Open bhilbert4 opened 6 years ago
Input will be a table containing (for example):
index reffile_type filename required_pipeline_steps
1 gain file_a_uncal.fits bpm,sat
2 readnoise file_b_rate.fits bpm,sat,superbias
3 readnoise file_a_uncal.fits bpm,sat,superbias
For each row in the table, we need to: 1) Search the given directory for all flavors of the file. For example, in the top row above, we need to find all versions of file_a, including uncal, rate, dq_init, etc. 2) For all found files, determine which pipeline steps have already been run and 3) Create a list of pipeline steps that still need to be run to bring the file up to the required state given in column 4. 4) Based on the lists from 3), choose the file closest to the desired end state 5) Create an output file name for the file after it will be run through the remaining required pipeline steps.

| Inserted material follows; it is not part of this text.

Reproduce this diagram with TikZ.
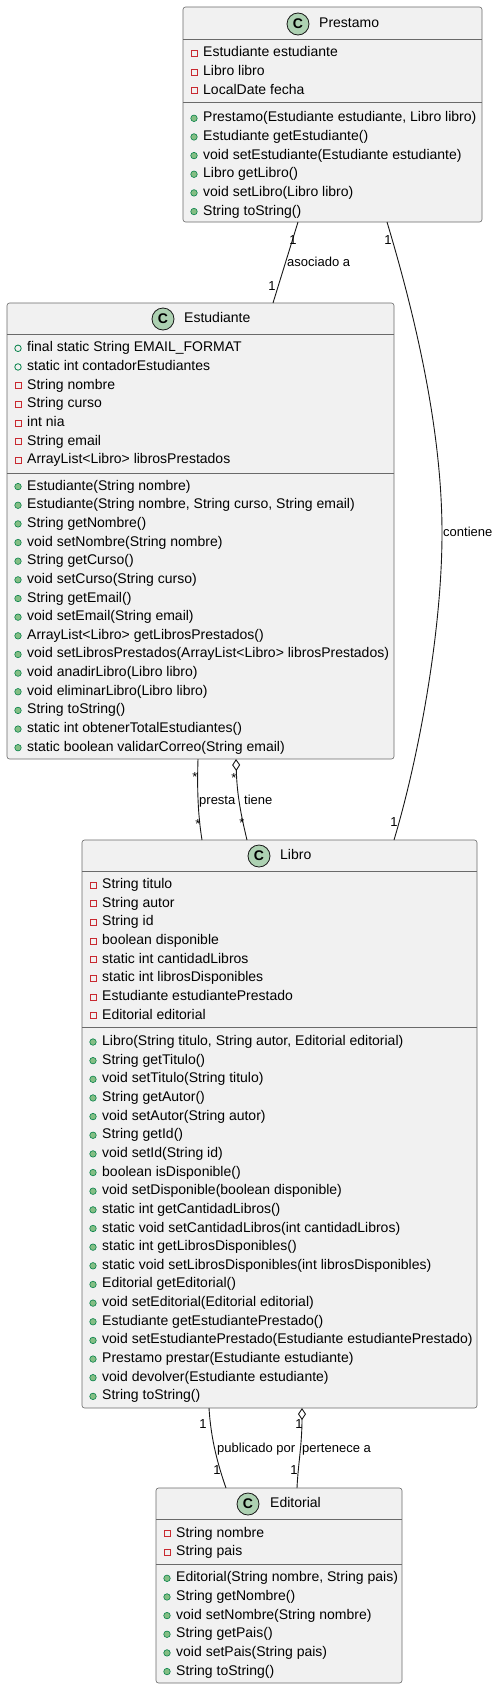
\documentclass[tikz,border=0pt]{standalone}
\usepackage{fontspec}
\setmainfont{Liberation Sans}
\usetikzlibrary{calc,arrows.meta}
\definecolor{boxfill}{HTML}{F1F1F1}
\definecolor{boxline}{HTML}{181818}
\definecolor{sepcol}{HTML}{6A6A6A}
\definecolor{badge}{HTML}{ADD1B2}
\definecolor{privred}{HTML}{C82930}
\definecolor{pubgreen}{HTML}{038048}
\definecolor{methfill}{HTML}{84BE84}
\tikzset{
 classbox/.style={draw=sepcol, fill=boxfill, line width=0.6pt, rounded corners=2.5pt, inner sep=0pt, outer sep=0pt, anchor=north west},
 sepline/.style={draw=sepcol, line width=0.6pt},
 cbadge/.style={circle, draw=boxline, fill=badge, line width=0.8pt, minimum size=22pt, inner sep=0pt, font=\fontsize{14}{14}\selectfont\bfseries},
 ctitle/.style={anchor=west, inner sep=0pt, text height=10pt, text depth=3pt, font=\fontsize{14}{16}\selectfont},
 row/.style={anchor=west, inner sep=0pt, text height=10pt, text depth=3pt, font=\fontsize{14}{16}\selectfont},
 priv/.style={rectangle, draw=privred, line width=0.8pt, minimum size=6pt, inner sep=0pt},
 pubf/.style={circle, draw=pubgreen, line width=0.8pt, minimum size=6.5pt, inner sep=0pt},
 meth/.style={circle, draw=pubgreen, fill=methfill, line width=0.6pt, minimum size=6.5pt, inner sep=0pt},
 assoc/.style={draw=boxline, line width=0.9pt},
 lbl/.style={inner sep=0pt, text height=9.5pt, text depth=3pt, font=\fontsize{13}{15}\selectfont},
 lblw/.style={lbl, anchor=west},
 agg/.style={{Diamond[open, length=12pt, width=8pt]}-},
}
\begin{document}
\begin{tikzpicture}[x=1pt, y=-1pt]
\useasboundingbox (0,0) rectangle (498,1689);
\fill[white] (0,0) rectangle (498,1689);

% ---------------- Prestamo
\node[classbox, minimum width=299pt, minimum height=215pt] (prestamo) at (183,7) {};
\draw[sepline] (183,39.3) -- (482,39.3);
\draw[sepline] (183,102.3) -- (482,102.3);
\node[cbadge] (prestamo-c) at (298,24) {C};
\node[ctitle] (prestamo-t) at (319,24) {Prestamo};
\foreach \k/\t [count=\i from 0] in {priv/Estudiante estudiante, priv/Libro libro, priv/LocalDate fecha} {
  \node[\k, name=pre-ai\i] at (194,{53.3+\i*18.65}) {};
  \node[row, name=pre-a\i] at (203,{53.3+\i*18.65}) {\t};
}
\foreach \t [count=\i from 0] in {{Prestamo(Estudiante estudiante, Libro libro)}, Estudiante getEstudiante(), void setEstudiante(Estudiante estudiante), Libro getLibro(), void setLibro(Libro libro), String toString()} {
  \node[meth, name=pre-mi\i] at (194,{118.3+\i*18.65}) {};
  \node[row, name=pre-m\i] at (203,{118.3+\i*18.65}) {\t};
}

% ---------------- Estudiante
\node[classbox, minimum width=387pt, minimum height=456pt] (estudiante) at (7,303) {};
\draw[sepline] (7,334.3) -- (394,334.3);
\draw[sepline] (7,472.8) -- (394,472.8);
\node[cbadge] (estudiante-c) at (163,319) {C};
\node[ctitle] (estudiante-t) at (184,319) {Estudiante};
\foreach \k/\t [count=\i from 0] in {pubf/final static String EMAIL\_FORMAT, pubf/static int contadorEstudiantes, priv/String nombre, priv/String curso, priv/int nia, priv/String email, priv/ArrayList<Libro> librosPrestados} {
  \node[\k, name=est-ai\i] at (18,{348.3+\i*18.65}) {};
  \node[row, name=est-a\i] at (27,{348.3+\i*18.65}) {\t};
}
\foreach \t [count=\i from 0] in {Estudiante(String nombre), {Estudiante(String nombre, String curso, String email)}, String getNombre(), void setNombre(String nombre), String getCurso(), void setCurso(String curso), String getEmail(), void setEmail(String email), ArrayList<Libro> getLibrosPrestados(), void setLibrosPrestados(ArrayList<Libro> librosPrestados), void anadirLibro(Libro libro), void eliminarLibro(Libro libro), String toString(), static int obtenerTotalEstudiantes(), static boolean validarCorreo(String email)} {
  \node[meth, name=est-mi\i] at (18,{486.6+\i*18.65}) {};
  \node[row, name=est-m\i] at (27,{486.6+\i*18.65}) {\t};
}

% ---------------- Libro
\node[classbox, minimum width=395pt, minimum height=568pt] (libro) at (82,840) {};
\draw[sepline] (82,871.7) -- (477,871.7);
\draw[sepline] (82,1027.3) -- (477,1027.3);
\node[cbadge] (libro-c) at (259,856) {C};
\node[ctitle] (libro-t) at (280,856) {Libro};
\foreach \t [count=\i from 0] in {String titulo, String autor, String id, boolean disponible, static int cantidadLibros, static int librosDisponibles, Estudiante estudiantePrestado, Editorial editorial} {
  \node[priv, name=lib-ai\i] at (93,{885+\i*18.65}) {};
  \node[row, name=lib-a\i] at (102,{885+\i*18.65}) {\t};
}
\foreach \t [count=\i from 0] in {{Libro(String titulo, String autor, Editorial editorial)}, String getTitulo(), void setTitulo(String titulo), String getAutor(), void setAutor(String autor), String getId(), void setId(String id), boolean isDisponible(), void setDisponible(boolean disponible), static int getCantidadLibros(), static void setCantidadLibros(int cantidadLibros), static int getLibrosDisponibles(), static void setLibrosDisponibles(int librosDisponibles), Editorial getEditorial(), void setEditorial(Editorial editorial), Estudiante getEstudiantePrestado(), void setEstudiantePrestado(Estudiante estudiantePrestado), Prestamo prestar(Estudiante estudiante), void devolver(Estudiante estudiante), String toString()} {
  \node[meth, name=lib-mi\i] at (93,{1042+\i*18.65}) {};
  \node[row, name=lib-m\i] at (102,{1042+\i*18.65}) {\t};
}

% ---------------- Editorial
\node[classbox, minimum width=246pt, minimum height=195pt] (editorial) at (156,1488) {};
\draw[sepline] (156,1519.5) -- (402,1519.5);
\draw[sepline] (156,1564) -- (402,1564);
\node[cbadge] (editorial-c) at (248,1504) {C};
\node[ctitle] (editorial-t) at (270,1504) {Editorial};
\foreach \t [count=\i from 0] in {String nombre, String pais} {
  \node[priv, name=edi-ai\i] at (167,{1533.5+\i*18.65}) {};
  \node[row, name=edi-a\i] at (176,{1533.5+\i*18.65}) {\t};
}
\foreach \t [count=\i from 0] in {{Editorial(String nombre, String pais)}, String getNombre(), void setNombre(String nombre), String getPais(), void setPais(String pais), String toString()} {
  \node[meth, name=edi-mi\i] at (167,{1578.3+\i*18.65}) {};
  \node[row, name=edi-m\i] at (176,{1578.3+\i*18.65}) {\t};
}

% ---------------- Connectors
% asociado a
\draw[assoc] ($(prestamo.south west)+(115,0)$) -- ($(estudiante.north west)+(266,0)$);
\node[lbl] (l-as1) at (293,241) {1};
\node[lbl] (l-as2) at (272,287) {1};
\node[lblw] (l-as) at (287,263) {asociado a};

% contiene
\coordinate (cmid) at (442,533);
\draw[assoc] ($(prestamo.south west)+(204,0)$) .. controls (417,322) and (442,433) .. (cmid)
  .. controls (442,633) and (418,760) .. ($(libro.north west)+(312,0)$);
\node[lbl] (l-co1) at (388,241) {1};
\node[lbl] (l-co2) at (394,823) {1};
\node[lblw] (l-co) at (443,533) {contiene};

% presta
\draw[assoc] ($(estudiante.south west)+(191,0)$) .. controls (197,790) and (198,815) .. ($(libro.north west)+(120,0)$);
\node[lbl] (l-pr1) at (195,778) {*};
\node[lbl] (l-pr2) at (198,825) {*};
\node[lblw] (l-pr) at (199,801) {presta};

% tiene
\draw[assoc, agg] ($(estudiante.south west)+(229,0)$) .. controls (237,795) and (241,815) .. ($(libro.north west)+(165,0)$);
\node[lbl] (l-ti1) at (234,779) {*};
\node[lbl] (l-ti2) at (242,824) {*};
\node[lblw] (l-ti) at (244,801) {tiene};

% publicado por
\draw[assoc] ($(libro.south west)+(127,0)$) .. controls (211,1440) and (218,1465) .. ($(editorial.north west)+(70,0)$);
\node[lbl] (l-pu1) at (203,1425) {1};
\node[lbl] (l-pu2) at (217,1471) {1};
\node[lblw] (l-pu) at (217,1449) {publicado por};

% pertenece a
\draw[assoc, agg] ($(libro.south west)+(220,0)$) .. controls (302,1445) and (298,1465) .. ($(editorial.north west)+(141,0)$);
\node[lbl] (l-pe1) at (299,1425) {1};
\node[lbl] (l-pe2) at (294,1471) {1};
\node[lblw] (l-pe) at (302,1449) {pertenece a};
\end{tikzpicture}
\end{document}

Add this output name in a new column of the input table 6) Create an strun command to bring the file up to the desired state 7) Return the updated table and the list of strun commands
**Complicating factors: User may specify that found, partially processed files should be ignored and uncal files only should be used. User may specify reference files to override with in the strun commands Same filename may appear in multiple rows of the input table. In this case, we need to be smart enough to run the pipeline on this file only once and save the appropriate multiple outputs corresponding to the multiple rows in the input table.
Output table example:
index reffile_type filename required_pipeline_steps output_filename
1 gain file_a_uncal.fits bpm,sat file_a_sat.fits
2 readnoise file_b_sat.fits bpm,sat,superbias file_b_superbias.fits
3 readnoise file_a_uncal.fits bpm,sat,superbias file_a_superbias.fits
Output strun command examples:
strun calwebb_detector1.cfg file_a_uncal.fits --steps.dark.skip=True --steps.linearity.skip=True --steps.saturation.override_saturation='my_satfile.fits' --steps.saturation.output_file='file_a_sat.fits' --steps.superbias.output_file='file_a_superbias.fits'
strun calwebb_detector1.cfg file_b_sat.fits --steps.dark.skip=True --steps.linearity.skip=True --steps.superbias.output_file='file_b_superbias.fits'
When would be the best time to look for repeated input filenames? First thing after reading in the table? Or the last step before generating the strun names? Saving it for last might be easier from the standpoint of updating all rows in the input table.
Create the code that will take a list of file base names and required SSB calibration pipeline steps, and generate strun commands to convert the input base files to the proper data reduction state.